Özet :B.K.269. maddesi hapis hakkı için Sulh Hakimi kararını öngörmektedir. Ancak somut olayda alacaklı kiralayan İİK.270. maddesi gereği hapis hakkı için defter tutulması talebinde bulunmuştur. Maddede hapis hakkı için Sulh Hakimi kararı olması koşulu yoktur. İİK., Borçlar Kanunundan daha yeni tarihli olduğu için yetkili merciin İİK.da belirtildiği şekilde İcra Müdürlüğü olduğunun kabulü gerekir.


( 2004 s. İİK. m. 270 ) ( 818 s. BK. m. 267, 269 )

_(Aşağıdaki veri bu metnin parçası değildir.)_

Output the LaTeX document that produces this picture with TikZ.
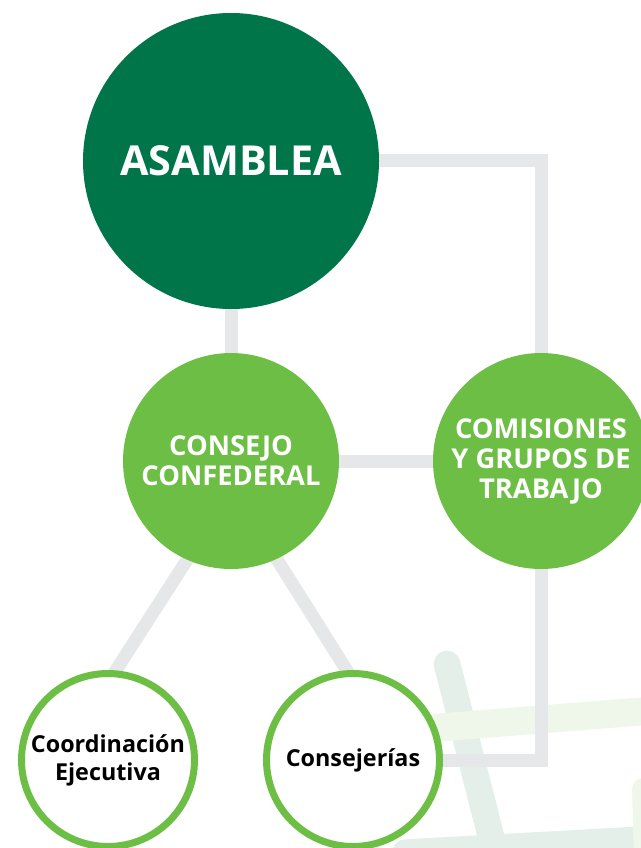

Yukarıda tarih ve numarası yazılı merci kararının müddedi içinde temyizen tetkiki Alacaklı vekili tarafından istenmesi üzerine bu işle ilgili dosya mahallinden daireye 7.10.1999 tarihinde gönderilmiş olmakla okundu ve gereği görüşülüp düşünüldü :

Alacaklı kiralayan İİK. 270. maddesi gereğince hapis hakkını kullanıp menkul rehninin paraya çevrilmesi yolu ile takibe geçmiş, borçlu kiracı takip dosyasında borca itiraz ettiği gibi İcra Tetkik Mercii nezdinde de hapis hakkına konu kira alacağı için ayrıca takipte bulunulduğunu, sözleşmenin feshedilmiş olunmasına rağmen, rehin hakkı kullanılamayacağını belirterek şikayette bulunmuştur. Mercice, B.K.267. maddesi gereğince Sulh Hakiminin kararı olmadan hapis hakkı kullanılamayacağı gerekçesi ile 19.7.1999 tarihli memur muamelesinin iptali kararı verilmiştir. B.K.269. maddesi hapis hakkı için Sulh Hakimi kararını öngörmektedir. Ancak somut olayda alacaklı kiralayan İİK.270. maddesi gereği hapis hakkı için defter tutulması talebinde bulunmuştur. İİK.270. maddesindeki hapis hakkı için Sulh Hakimi kararı olması koşulu yoktur. İİK., Borçlar Kanunundan daha yeni tarihli olduğu için yetkili merciin İİK.da belirtildiği şekilde İcra Müdürlüğü olduğunun kabulü gerekir. (Açıklamalı Borçlar Kanunu, Turgut Uygun, Cilt 4, Sayfa 775) Bu durumda merciin bu yöne ilişkin kararı yerinde görülmemiştir. Kiracının daha önce icra takibi yapıldığı için hapis hakkı kullanılamayacağına ilişkin merci hakimi olumlu veya olumsuz bir karar vermemiştir. Ancak kiralayan hapis hakkını kullandıktan sonra menkul rehninin paraya çevrilmesi yolu ile takibe geçmiş, kiracı borçlu, icra müdürlüğünde borca itiraz edip takip durmuştur. Alacaklı itirazının kaldırılması yoluna gitmeden takibe devam edilemeyeceği ve temyiz edenin alacaklı olduğu gözetildiğinde sonuca etkili görülmemiştir.

SONUÇ: Alacaklı vekilinin temyiz itirazının kabulü ile merci kararının yukarıda açıklanan nedenle İİK. 366. ve HUMK.428. maddeleri uyarınca BOZULMASINA, 10.12.1999 gününde oybirliğiyle karar verildi.